Biraz da sevinelim...

Oktay EKŞİ
Haberin Devamı

Önce hiçbirimiz anlam veremedik. Öyle ya, Güneydoğu'da sonu geldi denilen terör olaylarının şu veya bu şekilde yapılan bir açıklaması var.

İster ‘‘etnik köken farkı’’ deyin, ister ‘‘yörenin ihmal edilmişliği’’nden dem vurun, ister ‘‘dış güçlerin kışkırtması’’na bağlayın...

Sonunda bir sebebe bağlayabiliyorsunuz...

Peki ama terörün Karadeniz'de işi ne?

Eğer ‘‘yörenin ihmal edilmişliği’’ bir yerde terör başlatmak için yeterli olsaydı, Karadeniz'de terör şimdiye kadar belki yüz kere başlardı.

Ama Karadenizli, kendi kaderini devletten bekleyerek veya devlete karşı silah kullanarak değiştirmeyi hiç düşünmedi. Tam tersine o, devletine hep verdi. Vergisini verdi, sevgisini verdi, canını verdi. Sıra devletten almaya gelince, efendi efendi bekledi. Belki bir hata yaptı: Ağlamadı.

Ve ‘‘ağlamayan çocuğun’’ kaderine razı oldu.

O yüzden ‘‘Karadeniz yöresinde teröristlerin kol gezdiği’’ haberleri şaşırtıcıydı.

Şimdi Emniyet Genel Müdürlüğü'nün tespitlerinden anlıyoruz ki, kâbus orada da sonuna gelmiş.

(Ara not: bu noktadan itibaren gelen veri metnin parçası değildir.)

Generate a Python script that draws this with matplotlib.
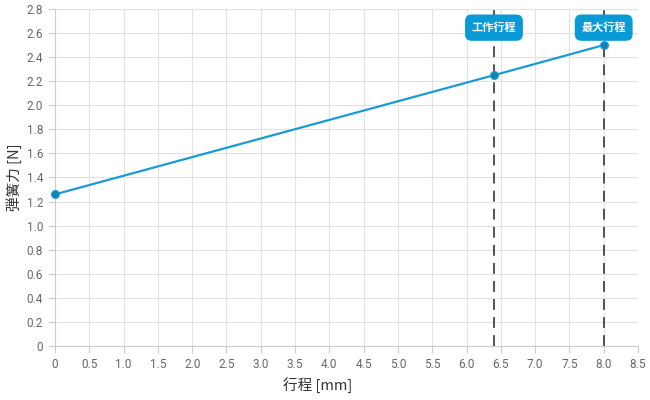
import matplotlib
matplotlib.use("Agg")
import matplotlib.pyplot as plt
from matplotlib.ticker import MultipleLocator, FuncFormatter

plt.rcParams['font.family'] = ['Roboto', 'Noto Sans CJK JP', 'DejaVu Sans']

stroke = [0, 6.4, 8.0]
force = [1.26, 2.25, 2.5]
marker_x = [6.4, 8.0]
marker_labels = ["工作行程", "最大行程"]

fig = plt.figure(figsize=(6.5, 4.0), dpi=100)
ax = fig.add_axes([55/650, 54/400, (638-55)/650, (346-9)/400])
ax.set_xlim(0, 8.5)
ax.set_ylim(0, 2.8)
ax.xaxis.set_major_locator(MultipleLocator(0.5))
ax.yaxis.set_major_locator(MultipleLocator(0.2))
fmt = FuncFormatter(lambda v, p: "0" if abs(v) < 1e-9 else f"{v:.1f}")
ax.xaxis.set_major_formatter(fmt)
ax.yaxis.set_major_formatter(fmt)
ax.grid(True, color="#e2e2e2", linewidth=0.8)
ax.set_axisbelow(True)
for s in ["top", "right"]:
    ax.spines[s].set_visible(False)
for s in ["left", "bottom"]:
    ax.spines[s].set_color("#cccccc")
ax.tick_params(colors="#cccccc", labelcolor="#666666", labelsize=8.5, length=5, width=0.8)

for xv in marker_x:
    ax.axvline(xv, color="#444444", linestyle=(0, (6, 4)), linewidth=1.3, zorder=2)

ax.plot(stroke, force, color="#1a9ad6", linewidth=1.6, zorder=3,
        marker="o", markersize=5.5, markerfacecolor="#1a7fb0", markeredgecolor="#1a9ad6",
        markeredgewidth=1, clip_on=False)

for xv, lab in zip(marker_x, marker_labels):
    ax.text(xv, 2.645, lab, ha="center", va="center", color="white", fontsize=8,
            fontweight="bold", family=['Noto Sans CJK JP', 'DejaVu Sans'], zorder=5,
            bbox=dict(boxstyle="round,pad=0.6,rounding_size=0.6", facecolor="#0a9ad6",
                      edgecolor="none"))

ax.set_xlabel("行程 [mm]", fontsize=10.5, color="#333333",
              family=['Noto Sans CJK JP', 'DejaVu Sans'])
ax.set_ylabel("弾簧力 [N]", fontsize=10.5, color="#333333",
              family=['Noto Sans CJK JP', 'DejaVu Sans'])
ax.xaxis.set_label_coords((318-55)/(638-55), -(386-346)/(346-9))
ax.yaxis.set_label_coords(-(55-14)/(638-55), (346-177)/(346-9))
ax.xaxis.label.set_va("center")
ax.yaxis.label.set_va("center")

fig.savefig("out.png", dpi=100)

Bize Ordu Valisi Kemal Yazıcıoğlu, nisan ayında Ordu'ya gittiğimiz sırada bizzat söylemişti:

‘‘Jandarma ve Emniyet güçleri yörede her noktaya egemen durumda. Ordu il sınırları içinde sadece 4 adet terörist kaldı. Onları da halletmemiz gün meselidir’’ diye.

Bugünkü Hürriyet'te okuyacağınız daha geniş kapsamlı haberden öğreniyoruz ki, başarı sadece Ordu ili ile sınırlı değilmiş.

Nitekim resmi bilgiler PKK'nın halen bölgede, 18'i Kızıldere (Tokat Amasya yöresi), 28'i Koçgiri (Sıvas'ın Zara, İmranlı, Divriği, Hafik, Kangal ve merkez ilçenin bir bölümü) ve Ordu grubunda 4 kişi olmak üzere 3 grupta toplam 40 kişiye düşürüldükleri yolunda.

Doğrusu 40 değil bir tek terörist dahi insanları huzursuz etmeye yeter. Ama 1997 yılının özellikle yaz aylarından itibaren Başbakan Mesut Yılmaz'ın yöredeki terör olaylarını ciddiye alıp sıkı tutması, Jandarma Genel Komutanı Orgeneral Fikret Özden Boztepe'nin yöreye bizzat giderek kalıcı önlemler alması; Emniyet Genel Müdürlüğü'nün yöredeki emniyet müdürlerini (Ordu'daki Cemil Demir gibi) terörle mücadele edecek dirayet ve gözüpeklikte yöneticilerden seçmesi; Ulaştırma Bakanı Necdet Menzir'in yörenin telekomünikasyon ağını güçlendirmeye önem vermesi; terörün Karadeniz'in temiz havasını ve temiz toprağını kirletmeye devam etmesini önledi.

Bunları yazıyoruz: Hep üzülecek gerçeklerin sıkıntısını çekeceğimize bir de sevinilecek bir gelişmenin keyfini bölüşelim diye.